Monday, February 05, 2007

Sonia Greene and H.P. Lovecraft


I have always been curious about Sonia Greene, the woman who married H.P. Lovecraft. She supported Lovecraft financially for several years, and famously described him as "an adequately excellent lover" who never told her that he loved her. A few years earlier, she had dated Alistair Crowley so she must have had a taste for morose men obsessed with the supernatural. Even more surprising for the Lovecraft fan is that Greene was a Jewish immigrant, a category of person whom Lovecraft often blamed for the downfall of his beloved "chalk-white" civilization. According to Lovecraft's obsessive biographer S.T. Joshi, Greene was herself a writer (she co-authored a story with Lovecraft called "The Invisible Monster" and was president of the Amateur Press Association for a while). She had a daughter, Florence Carol, who became a successful journalist after having a falling-out with Greene -- the two women never spoke again after H.P. Lovecraft came to New York to live with his new bride.

Unlike many women of her era, Greene was independently middle-class. She worked as a milliner -- a hat-designer -- at a posh department store and frequently traveled for her job. Her salary allowed her to rent a nice house for herself and her daughter in the then-fancy area of Brooklyn known as Flatbush. It also allowed her to donate money to several amateur press publications, as well as to travel to amateur press conventions (basically proto-science fiction conventions). She met Lovecraft at one such convention, and got to know him better by traveling up to his beloved Providence to see him. She also helped him visit her in New York by paying his way.

The couple had married in 1924, after a strange two-year courtship in which Lovecraft confessed to Greene that she was the only woman who had ever kissed him in his adult life. Apparently his mother and aunts, with whom he was very close, didn't believe in displays of affection. When Greene and their other amateur press pals walked around New York with Lovecraft, he constantly became enraged by the immigrants he saw (see "The Horror at Red Hook" for a taste of Lovecraftian racism). Sometimes, he would insist that they walk down the center of a street so that he wouldn't have to share a sidewalk with "mongerels." Greene told a biographer later that she kept reminding Lovecraft about her own background, but it didn't seem to dissuade him from his fear of Jews and other immigrants.

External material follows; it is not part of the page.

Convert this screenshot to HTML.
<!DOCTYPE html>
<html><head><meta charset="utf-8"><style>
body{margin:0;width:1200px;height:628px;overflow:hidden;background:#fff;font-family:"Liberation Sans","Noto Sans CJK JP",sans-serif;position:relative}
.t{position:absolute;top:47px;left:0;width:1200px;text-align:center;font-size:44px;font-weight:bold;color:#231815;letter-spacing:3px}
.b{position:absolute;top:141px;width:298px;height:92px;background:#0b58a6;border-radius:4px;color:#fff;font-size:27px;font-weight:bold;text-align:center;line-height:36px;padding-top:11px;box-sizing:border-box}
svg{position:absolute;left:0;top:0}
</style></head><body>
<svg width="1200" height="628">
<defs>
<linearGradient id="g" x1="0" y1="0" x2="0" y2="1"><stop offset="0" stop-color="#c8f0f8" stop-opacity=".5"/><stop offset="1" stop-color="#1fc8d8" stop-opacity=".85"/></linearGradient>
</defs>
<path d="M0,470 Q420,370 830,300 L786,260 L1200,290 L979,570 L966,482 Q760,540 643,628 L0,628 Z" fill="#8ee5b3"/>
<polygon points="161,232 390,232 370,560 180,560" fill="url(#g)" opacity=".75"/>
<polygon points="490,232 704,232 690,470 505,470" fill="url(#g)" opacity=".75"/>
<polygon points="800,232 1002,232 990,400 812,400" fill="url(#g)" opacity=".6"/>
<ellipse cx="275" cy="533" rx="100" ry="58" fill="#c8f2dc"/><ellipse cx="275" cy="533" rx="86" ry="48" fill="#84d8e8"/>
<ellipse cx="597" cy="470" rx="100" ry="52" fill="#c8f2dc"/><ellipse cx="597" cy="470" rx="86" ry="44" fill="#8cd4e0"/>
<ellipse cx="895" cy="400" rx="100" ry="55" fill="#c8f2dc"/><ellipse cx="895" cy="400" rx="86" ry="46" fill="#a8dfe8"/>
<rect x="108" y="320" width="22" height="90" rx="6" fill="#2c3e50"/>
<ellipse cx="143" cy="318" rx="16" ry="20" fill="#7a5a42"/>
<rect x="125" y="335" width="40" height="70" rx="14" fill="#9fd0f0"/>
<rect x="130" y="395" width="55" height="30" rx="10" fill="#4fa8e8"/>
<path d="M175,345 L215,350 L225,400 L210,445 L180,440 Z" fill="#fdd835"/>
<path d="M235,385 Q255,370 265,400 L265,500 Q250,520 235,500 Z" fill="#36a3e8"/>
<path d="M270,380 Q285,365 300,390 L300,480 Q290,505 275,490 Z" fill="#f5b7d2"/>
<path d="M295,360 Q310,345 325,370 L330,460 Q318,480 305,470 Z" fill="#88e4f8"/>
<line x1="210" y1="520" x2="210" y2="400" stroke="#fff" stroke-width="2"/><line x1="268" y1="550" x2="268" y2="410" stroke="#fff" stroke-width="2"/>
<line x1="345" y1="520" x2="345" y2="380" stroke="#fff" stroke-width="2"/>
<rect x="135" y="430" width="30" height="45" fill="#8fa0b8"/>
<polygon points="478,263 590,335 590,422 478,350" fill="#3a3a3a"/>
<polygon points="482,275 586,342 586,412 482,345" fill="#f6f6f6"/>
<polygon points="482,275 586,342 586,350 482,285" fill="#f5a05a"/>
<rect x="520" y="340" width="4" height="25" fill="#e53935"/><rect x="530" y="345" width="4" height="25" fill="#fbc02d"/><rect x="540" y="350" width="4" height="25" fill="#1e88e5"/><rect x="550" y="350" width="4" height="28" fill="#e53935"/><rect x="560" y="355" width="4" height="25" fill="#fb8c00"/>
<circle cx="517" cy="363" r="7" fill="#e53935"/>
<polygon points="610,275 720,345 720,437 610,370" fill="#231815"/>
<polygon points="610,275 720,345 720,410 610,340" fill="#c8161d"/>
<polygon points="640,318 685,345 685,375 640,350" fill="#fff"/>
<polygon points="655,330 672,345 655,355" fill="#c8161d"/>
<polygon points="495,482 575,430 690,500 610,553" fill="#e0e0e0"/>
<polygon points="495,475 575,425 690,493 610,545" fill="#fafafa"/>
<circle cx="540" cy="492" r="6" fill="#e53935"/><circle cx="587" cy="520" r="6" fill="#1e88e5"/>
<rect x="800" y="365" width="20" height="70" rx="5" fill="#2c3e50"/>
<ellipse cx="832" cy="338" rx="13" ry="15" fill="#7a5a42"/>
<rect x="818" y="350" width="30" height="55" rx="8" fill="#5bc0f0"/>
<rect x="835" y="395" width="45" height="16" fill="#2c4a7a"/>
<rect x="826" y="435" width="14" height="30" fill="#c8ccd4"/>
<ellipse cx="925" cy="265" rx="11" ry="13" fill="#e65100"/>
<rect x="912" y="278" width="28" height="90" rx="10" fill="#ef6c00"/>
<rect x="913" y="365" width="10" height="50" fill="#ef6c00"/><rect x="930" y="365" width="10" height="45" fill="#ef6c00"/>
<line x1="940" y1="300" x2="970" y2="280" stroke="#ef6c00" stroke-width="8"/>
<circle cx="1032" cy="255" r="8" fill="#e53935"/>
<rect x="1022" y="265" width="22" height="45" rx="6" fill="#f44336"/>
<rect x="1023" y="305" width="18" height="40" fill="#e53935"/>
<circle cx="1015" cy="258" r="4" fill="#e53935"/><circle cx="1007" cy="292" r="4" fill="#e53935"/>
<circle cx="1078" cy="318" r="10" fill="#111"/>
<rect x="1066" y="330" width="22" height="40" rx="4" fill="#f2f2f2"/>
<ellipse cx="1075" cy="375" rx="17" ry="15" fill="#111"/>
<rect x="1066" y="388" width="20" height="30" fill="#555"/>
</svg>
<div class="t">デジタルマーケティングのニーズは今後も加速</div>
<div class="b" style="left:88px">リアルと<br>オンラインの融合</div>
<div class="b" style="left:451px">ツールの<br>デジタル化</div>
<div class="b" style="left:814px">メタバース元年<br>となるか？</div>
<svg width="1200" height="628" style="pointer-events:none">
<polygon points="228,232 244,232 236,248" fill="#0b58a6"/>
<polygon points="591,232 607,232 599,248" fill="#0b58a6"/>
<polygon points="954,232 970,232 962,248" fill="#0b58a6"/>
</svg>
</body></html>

What the hell did Greene see in this guy? We'll never truly know because she burned all his letters after divorcing him and moving away from New York in 1926. We do know that she fell in love with him because she enjoyed his mind, and their daily correspondence via post. Some of his letters to her, she said later, were as many as twenty pages long. It sounds a lot like a steampunk version of an online romance. The first few months after they married, they were apparently happy. They spent a lot of time talking philosophy and hanging out with their amateur press geek friends. But then Greene decided to open her own millinery business and it failed. This meant she had to take a job that required a lot of traveling, much like her last job. Also, I suspect, Lovecraft's incessant whininess, anti-Semitism, and general uselessness started driving her nuts.

In the last year or so of their marriage, Greene lived on the road, traveling for her job. She sent Lovecraft a weekly allowance that helped him pay for a tiny flat in the then-working class Brooklyn Heights. Greene slept there one or two days out of the month. During this time, Lovecraft claimed in letters that he was so poor that he lived for three days on one loaf of bread, one can of cold beans, and a hunk of cheese. But he never managed to get a job. He was essentially a house husband who occasionally sold a short story to Weird Tales.

Little is known about Greene's life after she left Lovecraft. Apparently this fascinating woman, a pioneer in both business and the writing world, was deemed so unimportant that the Wikipedians deleted her entry on Wikipedia -- now "Sonia Greene" redirects to "H.P. Lovecraft." Talk about a slap in the face. As if she hadn't taken enough crap from Lovecraft in life, now she's doomed to spend eternity as a footnote in the life of a man who took her money and disparaged her heritage. It almost sounds like a Lovecraft story. Except it's real.